The Shelter Cove Resort Improvement District (RID) board of directors voted unanimously to send a letter to Humboldt County officials asking for code enforcement action on a list of 15 top-priority alleged violations at their meeting last Thursday, Feb. 21.
The RID's letter gives county staff 60 days to respond. If there is no response in 60 days, the district will “seek legal advice.”
Last Thursday's meeting drew about two-dozen members of the public. The agenda included RID's budget guidelines and the process for hiring a new general manager as well as ongoing problems stemming from unpermitted development and violation of county zoning ordinances and building codes.
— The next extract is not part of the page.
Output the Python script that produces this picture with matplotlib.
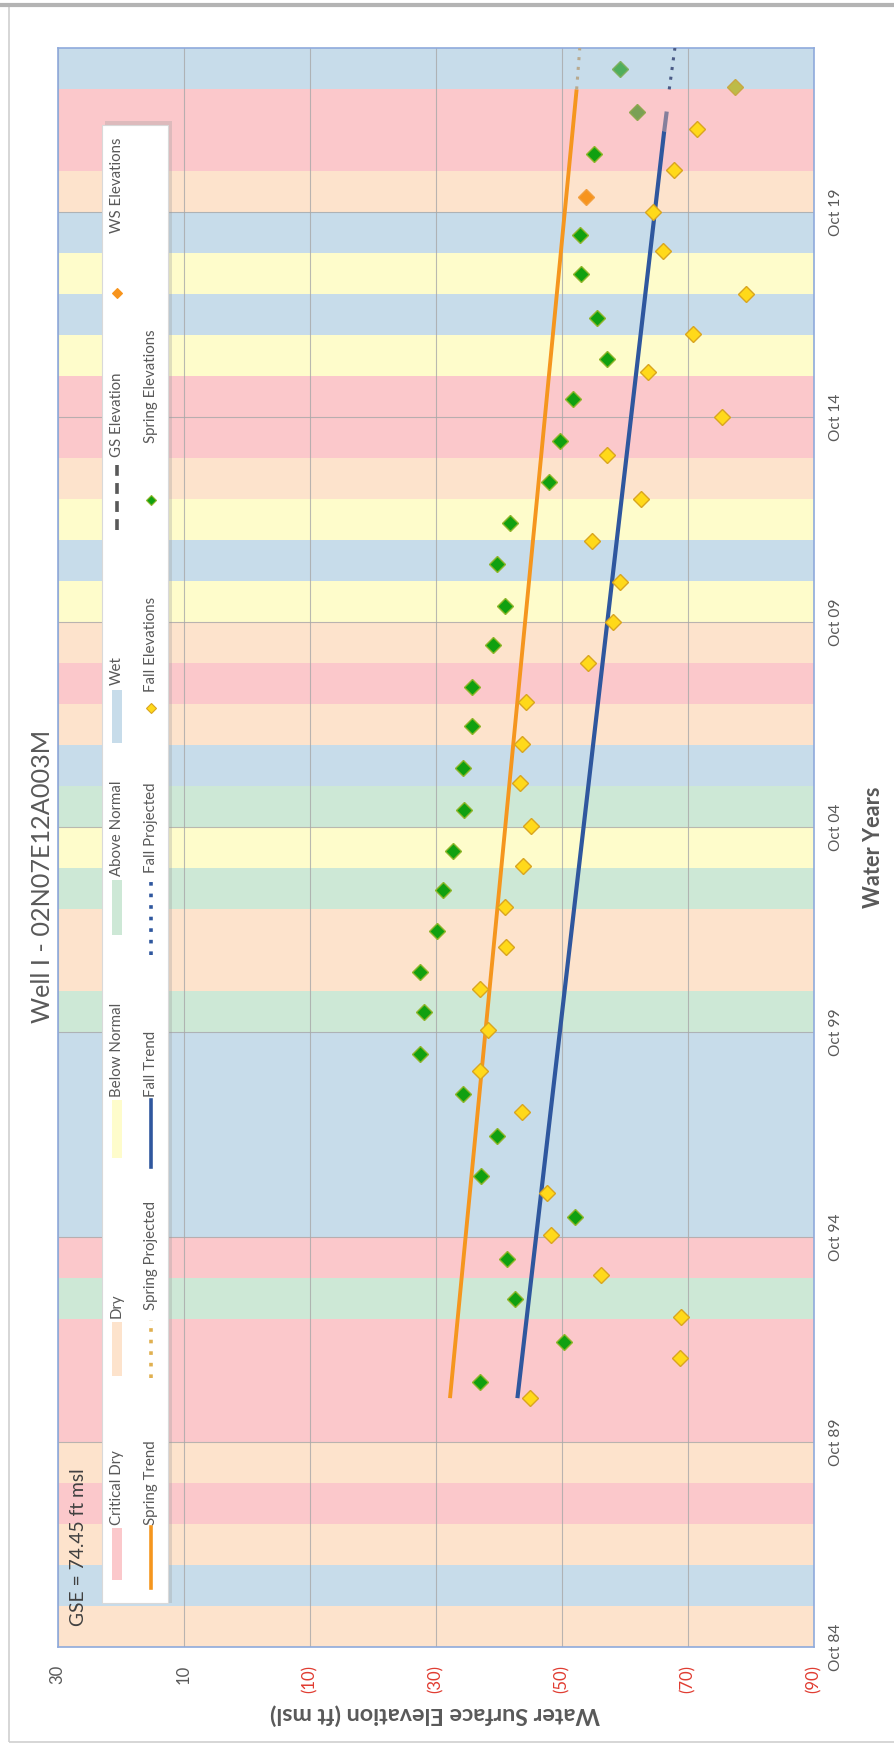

County officials including Sheriff Mike Downey, former Supervisor Clif Clendenen, John Verbeck from the County Department of Environmental Health, and Jeff Conner, Humboldt County's only code enforcement officer, met with the RID and concerned Shelter Cove residents last October.
Since then board member Nannette Corley has been talking to Connor about how to help the county to act on the complaints. Connor told her that a prioritized list of specific problem properties from the RID would be more effective than multiple complaints from individuals. Also, the complaints are more likely to carry weight if the RID stands behind them.
Although Connor suggested a list of 10, after conversations and emails with residents, Corley made up a list of 15.
Many, but not all, of the alleged violations stem from marijuana grows. These problems include spills of diesel and sewage, pollution of creeks - including Telegraph Creek, Shelter Cove's major domestic water source - with fertilizers and pesticides.
Another hazard comes from unpermitted and improperly placed water tanks. Speakers described tanks situated on steep slopes without retaining walls to support the ground beneath them. During a landslide these tanks could come loose and cause damage to homes and infrastructure below them.
In some cases property owners who live outside Shelter Cove have their workers camping on their sites seasonally without water or sanitation. In one case, owners of a house under construction at the end of a cul-de-sac have difficulty accessing and parking near their home site because of the large numbers of vehicles on the street, vehicles apparently associated with a grow scene.
Additionally, because of the nationwide publicity Humboldt County is receiving as a haven for the marijuana industry, residents are increasingly concerned a potential rise in violent crime, as outsiders come to the area to rob grow sites.
Many speakers at the meeting complained that the sheriff can do nothing about these problems because these are legal medical marijuana grows. But the problems can be addressed as public nuisance, health, and safety problems through the code enforcement process.
Since residents aired their complaints to county officials last October, some people have been threatened, noted board chair Susie Fox. Corley added that people who complain are being told they should “get used to it.”
One member of the public pointed out that the county had acted quickly to abate a problem when Child Protective Services stepped in. She suggested that when making complaints, people should look for possible violations of health and safety codes, particularly in places where there are children.
”The problem is we have no leverage,” said another speaker. All the county agencies “point fingers at each other,” indicating that responsibility belongs to another department.
”We need to give them an ‘ah-ha' moment,” she said, and suggested that the RID threaten a lawsuit against the county for failing to take action on the citizen complaints.
Board member Roger Bodecker noted that the remedy is a “writ of mandamus,” an order from a court to a public body that it must perform a certain duty.
The question is whether the RID is willing to devote district resources and money to take this legal action, Bodecker said. They will need to document violations and demonstrate that the county has failed to act according to its legal responsibilities.
The county will contend it has inadequate resources, Bodecker continued. If McKinleyville has problems, those problems have a higher priority than Shelter Cove because it is a much larger and more densely populated area.
”If we sue them and McKinleyville doesn't, we may rise higher on the priority list,” a member of the public responded.
Members of the public also suggested that the RID's letter should not only specify that the district is seeking legal advice, but copies should be sent to all appropriate agencies, including the county planning and building department, the department of environmental health, the sheriff, child protective services, animal control, the state Regional Water Quality Control Board, the Department of Fish and Wildlife, the federal Environmental Protection Agency and the Drug Enforcement Agency.
Following an hour of discussion, Bodecker moved to send a letter with the list of alleged violations, giving the county 30 days to investigate the complaints and adding that the RID would seek legal advice if it did not receive a satisfactory response within 60 days.
The general feeling was that Connor and other county officials have already seen the sites that are the sources of complaints, so that the time frame should be adequate.
The board then voted 4 to 0 in favor, with board member Michael Caldwell absent.